-- Aim --
Any pictures in the records below must be left out when you repeat the lines from the line containing "Generate a web" through the line containing "const pair = arr" exactly.

-- Dataset excerpts --
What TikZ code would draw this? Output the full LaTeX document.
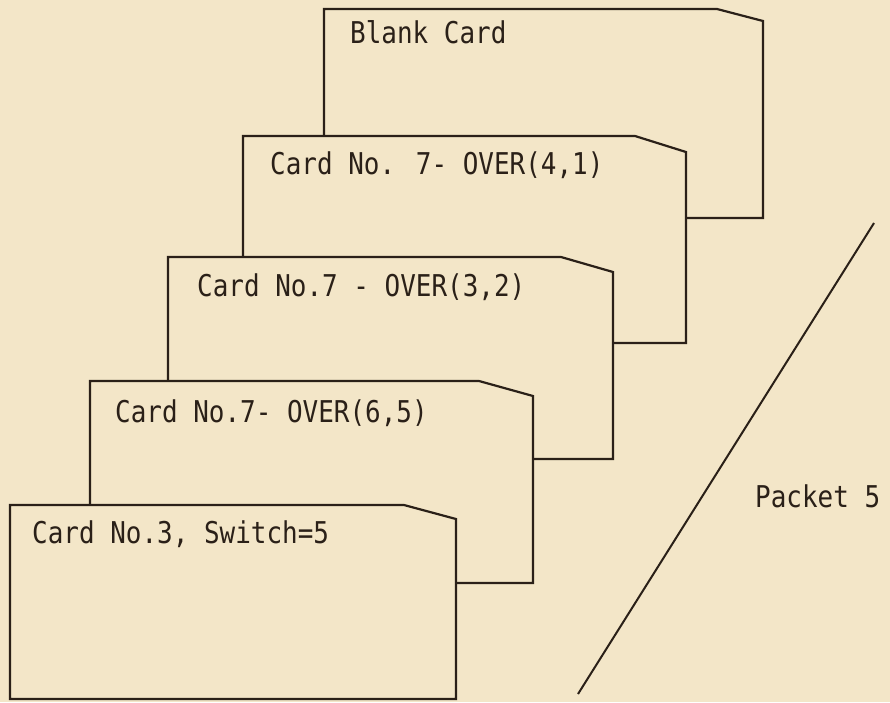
\documentclass[tikz,border=0pt]{standalone}
\usepackage{fontspec}
\newfontfamily\cardfont[FakeStretch=0.865]{DejaVu Sans Mono}
\definecolor{paper}{HTML}{F3E6C8}
\definecolor{ink}{HTML}{2A2018}
\begin{document}
\begin{tikzpicture}[x=1pt,y=-1pt,
  cardline/.style={draw=ink,line width=2.2pt,line join=miter,fill=paper},
  cardtext/.style={anchor=base west,inner sep=0pt,text=ink,font=\cardfont\fontsize{30}{33}\selectfont}]
\fill[paper] (0,0) rectangle (890,702);
\useasboundingbox (0,0) rectangle (890,702);
% card 1 (back)
\draw[cardline] (324,9) -- (717,9) -- (763,21) -- (763,218) -- (324,218) -- cycle;
\node[cardtext] (t1) at (350,43) {Blank Card};
% card 2
\draw[cardline] (243,136) -- (635,136) -- (686,152) -- (686,343) -- (243,343) -- cycle;
\node[cardtext] (t2) at (270,174) {Card No. 7- OVER(4,1)};
% card 3
\draw[cardline] (168,257) -- (561,257) -- (613,272) -- (613,459) -- (168,459) -- cycle;
\node[cardtext] (t3) at (197,296) {Card No.7 - OVER(3,2)};
% card 4
\draw[cardline] (90,381) -- (479,381) -- (533,396) -- (533,583) -- (90,583) -- cycle;
\node[cardtext] (t4) at (115,422) {Card No.7- OVER(6,5)};
% card 5 (front)
\draw[cardline] (10,505) -- (404,505) -- (456,519) -- (456,699) -- (10,699) -- cycle;
\node[cardtext] (t5) at (32,543) {Card No.3, Switch=5};
% packet line and label
\coordinate (dtop) at (874,223);
\coordinate (dbot) at (578,694);
\draw[draw=ink,line width=2pt] (dtop) -- (dbot);
\node[cardtext] (pk) at (755,507) {Packet 5};
\end{tikzpicture}
\end{document}
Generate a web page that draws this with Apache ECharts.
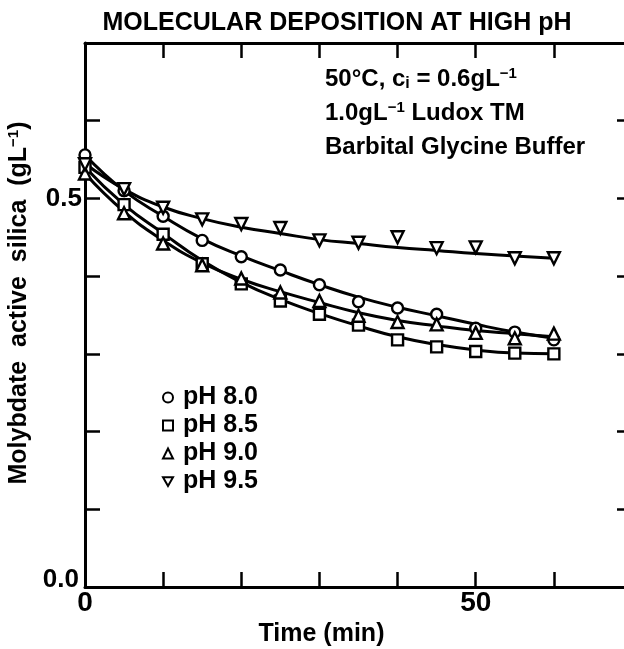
<!DOCTYPE html>
<html>
<head>
<meta charset="utf-8">
<script src="https://cdn.jsdelivr.net/npm/echarts@6/dist/echarts.min.js"></script>
<style>html,body{margin:0;padding:0;background:#fff}#c{width:624px;height:649px}</style>
</head>
<body>
<div id="c"></div>
<script>
// ---- data ----
const time = [0, 5, 10, 15, 20, 25, 30, 35, 40, 45, 50, 55, 60];
// measured points
const ph80 = [0.556, 0.510, 0.477, 0.446, 0.425, 0.408, 0.389, 0.367, 0.359, 0.351, 0.333, 0.328, 0.318];
const ph85 = [0.540, 0.492, 0.454, 0.416, 0.390, 0.368, 0.351, 0.337, 0.318, 0.309, 0.303, 0.301, 0.300];
const ph90 = [0.532, 0.481, 0.442, 0.414, 0.397, 0.379, 0.368, 0.349, 0.341, 0.338, 0.327, 0.320, 0.326];
const ph95 = [0.544, 0.512, 0.488, 0.473, 0.467, 0.462, 0.446, 0.443, 0.450, 0.436, 0.437, 0.423, 0.423];
// hand-drawn smooth curves through each set
const curve80 = [0.556, 0.510, 0.477, 0.448, 0.426, 0.407, 0.389, 0.373, 0.360, 0.349, 0.338, 0.328, 0.320];
const curve85 = [0.540, 0.492, 0.455, 0.420, 0.392, 0.370, 0.352, 0.336, 0.322, 0.312, 0.305, 0.301, 0.300];
const curve90 = [0.532, 0.483, 0.446, 0.417, 0.396, 0.380, 0.366, 0.353, 0.343, 0.336, 0.330, 0.326, 0.322];
const curve95 = [0.545, 0.512, 0.489, 0.474, 0.463, 0.455, 0.447, 0.442, 0.437, 0.433, 0.429, 0.426, 0.423];
const seriesNames = ['pH 8.0', 'pH 8.5', 'pH 9.0', 'pH 9.5'];
const xTickLabels = [0, 50];
const yTickLabels = [0, 0.5];
const titleText = 'MOLECULAR DEPOSITION AT HIGH pH';
const xName = 'Time (min)';
const yName = 'Molybdate  active  silica  (gL{sup|\u22121})';
const noteLines = ['50\u00B0C, c{sub|i} = 0.6gL{sup|\u22121}', '1.0gL{sup|\u22121} Ludox TM', 'Barbital Glycine Buffer'];

const FONT = '"Liberation Sans", Arial, sans-serif';
const DOWN_TRI = 'path://M0,0L2,0L1,1.75Z';
const symbols = ['circle', 'rect', 'triangle', DOWN_TRI];
const symSizes = [11, 11, 12, 12];
const pts = [ph80, ph85, ph90, ph95];
const curves = [curve80, curve85, curve90, curve95];

const pair = arr => time.map((t, i) => [t, arr[i]]);

const series = [];
curves.forEach((c, k) => {
  series.push({
    type: 'line', data: pair(c), smooth: 0.5, showSymbol: false, silent: true,
    lineStyle: {color: '#000', width: 3}, z: 2
  });
});
pts.forEach((p, k) => {
  series.push({
    name: seriesNames[k], type: 'scatter', data: pair(p), symbol: symbols[k], symbolSize: symSizes[k],
    itemStyle: {color: '#fff', borderColor: '#000', borderWidth: 2.4, opacity: 1}, z: 3
  });
});

const axisLineStyle = {onZero: false, lineStyle: {color: '#000', width: 3}};
const tickStyle = {show: true, inside: true, length: 15, lineStyle: {color: '#000', width: 2.5}};

const chart = echarts.init(document.getElementById('c'), null, {renderer: 'canvas'});
chart.setOption({
  backgroundColor: '#fff',
  animation: false,
  textStyle: {fontFamily: FONT},
  title: {
    text: titleText, left: 332, top: 6, textAlign: 'center',
    textStyle: {fontFamily: FONT, fontSize: 25, fontWeight: 'bold', color: '#000'}
  },
  grid: {left: 85, right: -8, top: 43, bottom: 62, containLabel: false, outerBoundsMode: 'none'},
  legend: {
    data: seriesNames.map(n => ({name: n})),
    orient: 'vertical', left: 157, top: 380, itemGap: 3, itemWidth: 10, itemHeight: 10,
    textStyle: {fontFamily: FONT, fontSize: 25, fontWeight: 'bold', color: '#000', lineHeight: 25, padding: [0, 0, 0, 5]},
    selectedMode: false
  },
  xAxis: [{
    type: 'value', min: 0, max: 70, interval: 10, position: 'bottom',
    axisLine: axisLineStyle, axisTick: tickStyle, splitLine: {show: false},
    axisLabel: {
      margin: 2, fontFamily: FONT, fontSize: 28, fontWeight: 'bold', color: '#000', showMaxLabel: false,
      formatter: v => xTickLabels.indexOf(v) >= 0 ? String(v) : ''
    },
    name: xName, nameLocation: 'middle', nameGap: 35,
    nameTextStyle: {fontFamily: FONT, fontSize: 25, fontWeight: 'bold', color: '#000', padding: [0, 74, 0, 0]}
  }, {
    type: 'value', min: 0, max: 70, interval: 10, position: 'top',
    axisLine: axisLineStyle, axisTick: tickStyle, axisLabel: {show: false}, splitLine: {show: false}
  }],
  yAxis: [{
    type: 'value', min: 0, max: 0.7, interval: 0.1, position: 'left',
    axisLine: axisLineStyle, axisTick: tickStyle, splitLine: {show: false},
    axisLabel: {
      margin: 3, fontFamily: FONT, fontSize: 26, fontWeight: 'bold', color: '#000', showMaxLabel: false,
      formatter: v => {
        if (Math.abs(v) < 1e-9) return '{z|' + v.toFixed(1) + '}';
        return yTickLabels.some(t => Math.abs(t - v) < 1e-9) ? v.toFixed(1) : '';
      },
      rich: {z: {fontFamily: FONT, fontSize: 26, fontWeight: 'bold', color: '#000', padding: [0, 3, 14, 0]}}
    },
    name: yName, nameLocation: 'middle', nameGap: 42, nameRotate: 90,
    nameTextStyle: {
      fontFamily: FONT, fontSize: 25, fontWeight: 'bold', color: '#000', padding: [0, 0, 0, 24],
      rich: {sup: {fontFamily: FONT, fontSize: 15, fontWeight: 'bold', color: '#000', padding: [0, 0, 12, 0]}}
    }
  }, {
    type: 'value', min: 0, max: 0.7, interval: 0.1, position: 'right',
    axisLine: axisLineStyle, axisTick: tickStyle, axisLabel: {show: false}, splitLine: {show: false}
  }],
  graphic: noteLines.map((txt, i) => ({
    type: 'text', left: 325, top: [66, 100, 135][i], z: 10,
    style: {
      text: txt, fill: '#000', font: 'bold 24px ' + FONT,
      rich: {
        sup: {fontFamily: FONT, fontSize: 15, fontWeight: 'bold', fill: '#000', padding: [0, 0, 11, 0]},
        sub: {fontFamily: FONT, fontSize: 16, fontWeight: 'bold', fill: '#000', padding: [9, 0, 0, 0]}
      }
    }
  })),
  series: series
});
</script>
</body>
</html>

-- Completed exercise --
Generate a web page that draws this with Apache ECharts.
<!DOCTYPE html>
<html>
<head>
<meta charset="utf-8">
<script src="https://cdn.jsdelivr.net/npm/echarts@6/dist/echarts.min.js"></script>
<style>html,body{margin:0;padding:0;background:#fff}#c{width:624px;height:649px}</style>
</head>
<body>
<div id="c"></div>
<script>
// ---- data ----
const time = [0, 5, 10, 15, 20, 25, 30, 35, 40, 45, 50, 55, 60];
// measured points
const ph80 = [0.556, 0.510, 0.477, 0.446, 0.425, 0.408, 0.389, 0.367, 0.359, 0.351, 0.333, 0.328, 0.318];
const ph85 = [0.540, 0.492, 0.454, 0.416, 0.390, 0.368, 0.351, 0.337, 0.318, 0.309, 0.303, 0.301, 0.300];
const ph90 = [0.532, 0.481, 0.442, 0.414, 0.397, 0.379, 0.368, 0.349, 0.341, 0.338, 0.327, 0.320, 0.326];
const ph95 = [0.544, 0.512, 0.488, 0.473, 0.467, 0.462, 0.446, 0.443, 0.450, 0.436, 0.437, 0.423, 0.423];
// hand-drawn smooth curves through each set
const curve80 = [0.556, 0.510, 0.477, 0.448, 0.426, 0.407, 0.389, 0.373, 0.360, 0.349, 0.338, 0.328, 0.320];
const curve85 = [0.540, 0.492, 0.455, 0.420, 0.392, 0.370, 0.352, 0.336, 0.322, 0.312, 0.305, 0.301, 0.300];
const curve90 = [0.532, 0.483, 0.446, 0.417, 0.396, 0.380, 0.366, 0.353, 0.343, 0.336, 0.330, 0.326, 0.322];
const curve95 = [0.545, 0.512, 0.489, 0.474, 0.463, 0.455, 0.447, 0.442, 0.437, 0.433, 0.429, 0.426, 0.423];
const seriesNames = ['pH 8.0', 'pH 8.5', 'pH 9.0', 'pH 9.5'];
const xTickLabels = [0, 50];
const yTickLabels = [0, 0.5];
const titleText = 'MOLECULAR DEPOSITION AT HIGH pH';
const xName = 'Time (min)';
const yName = 'Molybdate  active  silica  (gL{sup|\u22121})';
const noteLines = ['50\u00B0C, c{sub|i} = 0.6gL{sup|\u22121}', '1.0gL{sup|\u22121} Ludox TM', 'Barbital Glycine Buffer'];

const FONT = '"Liberation Sans", Arial, sans-serif';
const DOWN_TRI = 'path://M0,0L2,0L1,1.75Z';
const symbols = ['circle', 'rect', 'triangle', DOWN_TRI];
const symSizes = [11, 11, 12, 12];
const pts = [ph80, ph85, ph90, ph95];
const curves = [curve80, curve85, curve90, curve95];

const pair = arr => time.map((t, i) => [t, arr[i]]);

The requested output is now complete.